|They're alone. No one wants them. Won't you help?
Look through these pages at their eager smiles, and tell me you can't take one home to your own web site. Unlike virtual pets, they require no attention whatsoever; they never demand food or play or attention. They simply want something to promote again. Day and night, their tireless smiles will endorse the goodness of your web page to the world, nourished only by the HTML code that bonds them to their owner.
The following page are filled with cast-off mascots - humanoid creatures who once served as advertising emmisaries in newspapers and magazines. Most of these products are dead, leaving their mascots orphaned; in many cases, the mascots were cast off to satiate the public's taste for something new. None of them were particularly sucessful, or even well-loved. It's hard to love the frightening face of Pepeco Pete, or want to be embraced by the razor-blade arms of Pal, the Shaving Boy. But they tried hard, day in, day out.

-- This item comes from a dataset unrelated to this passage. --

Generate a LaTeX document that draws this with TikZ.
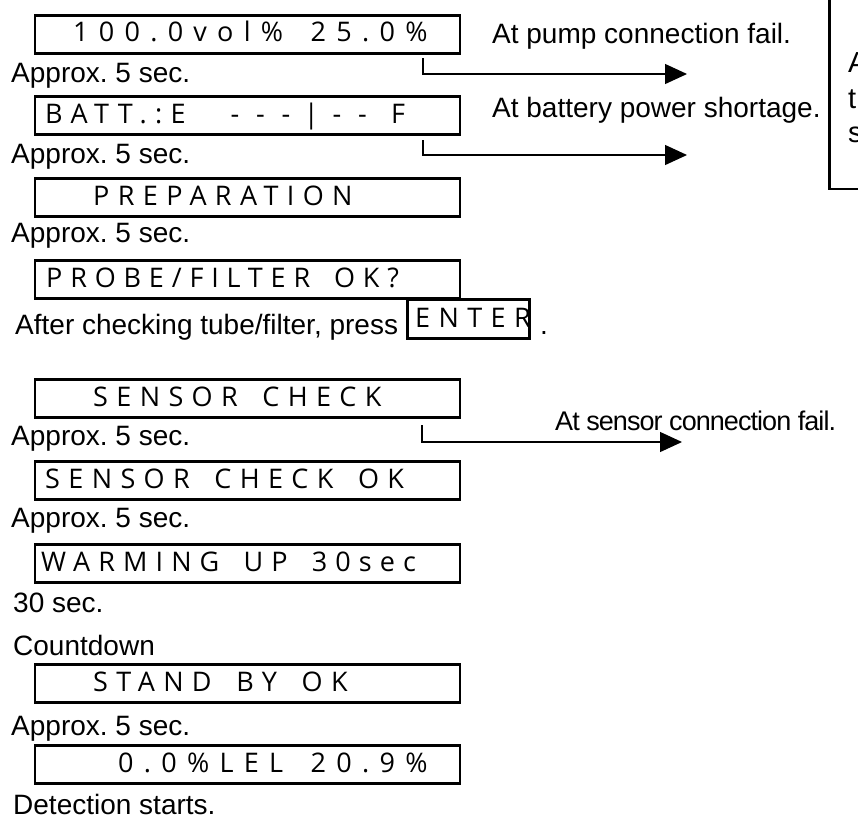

Most of them labored in the food-ad pages of the newspaper. In Minneapolis, the Thursday paper had all the coupons and ads - page after page of tiny ads, each with its own tagline or mascot. On a good fat day the paper might teem with three dozen of these happy folk. Imagine the nervous thrill of a Wednesday night in the mascot world, as they prepared for their one big shot, their weekly attempt to snare the wandering eye to their master's products. Their payment? Nothing. Not even the promise of some ink the next week. Only the newspaper's habit of microfilming every page kept them from vanishing altogether. That's where I found them. Every day I crank up the microfilm machine, and release a few more from darkness.
Now it's your turn to help. I'm calling on the citizens of the Web to adopt a cast-off mascot and affix him to your own page. (Click, hold, and save.) NOTE: I CANNOT SEND MASCOTS TO YOU.
Well, I can, but I won't. Enjoy! And thanks.